A photographer who asked fathers and their adult sons to link hands says the overwhelming response to the project has inspired him to take it international.
Scroll through the comments beneath Valery Poshtarov’s portraits of fathers and sons and the unusual emotional impact of the photos is plain to see.
“I’m simply crying,” one Instagram user says.
“I’m 72 years old and I’d kill to hold my father’s hand one more time,” wrote another.
Poshtarov has two sons of his own, aged 10 and 12, and says the project, named Father And Son, was inspired in part as he walked with his boys and realized that the effortless connection of hand-holding would soon end, at least for a time.

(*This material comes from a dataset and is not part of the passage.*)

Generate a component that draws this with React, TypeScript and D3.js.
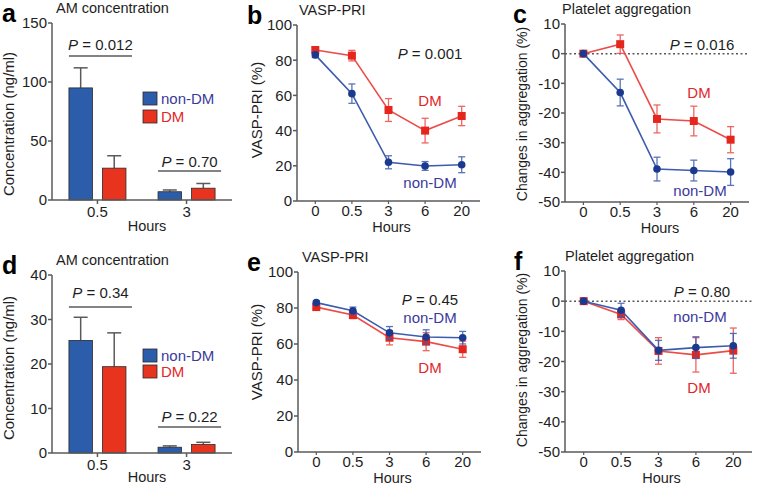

“From the moment we let go of our father’s hand until the moment we have the courage to take it again, decades pass,” he says.
The portraits are a combination of Poshtarov encountering fathers and sons by chance while traveling through his native Bulgaria, and photo sessions arranged in advance. The photographer often uses Facebook communities that catch his interest to reach out and ask if men would be willing to pose.
In the candid encounters, Poshtarov says his request for the men to hold hands comes as a shock, followed by awkwardness in which the son is usually the first to pull away from the long-forgotten act.
Poshtarov told RFE/RL he believes that reaching for one’s father’s hand is hard because “we, as men, are trying to show our own version of ourselves.”
“This is part of the game of growing up,” Poshtarov says. “To go out into the world and create our own identity. But then to return fully grown and recognize where we came from and who we are, as part of something bigger. This is a challenge for all of us, to reconcile these two aspects of being true to ourselves and being true to our community.”
In one of the photos, a security guard and his son in the eastern Bulgarian town of Bolyarovo grasp hands as if they are acquaintances who just concluded a business deal.
In April, Poshtarov’s series was named as a juror’s pick in the 2023 Lensculture Portrait Awards. The Bulgarian is now making plans to expand the theme internationally, with the country of Georgia set to be his first destination.
In the Caucasus, Poshtarov says, “I won’t have the advantage of knowing my country and my language. Now what I’m doing is working with freelancers in Georgia who are helping me gather different insights into the culture.”
The photographer uses a Fujifilm GFX100S for his portraits and only a 45mm, 2.8 lens. The Japanese camera features an unusually large sensor that provides a clarity not possible with more common, smaller sensor sizes.
“I just want to see where it goes,” Poshtarov says of his project. “The father is something, for me at least, that goes beyond the personal family circle. The father is a symbol of identity, and we are all striving somehow to construct this identity.
“When we are sharing values, we are somehow sharing an identify. And this is what holding hands is all about.”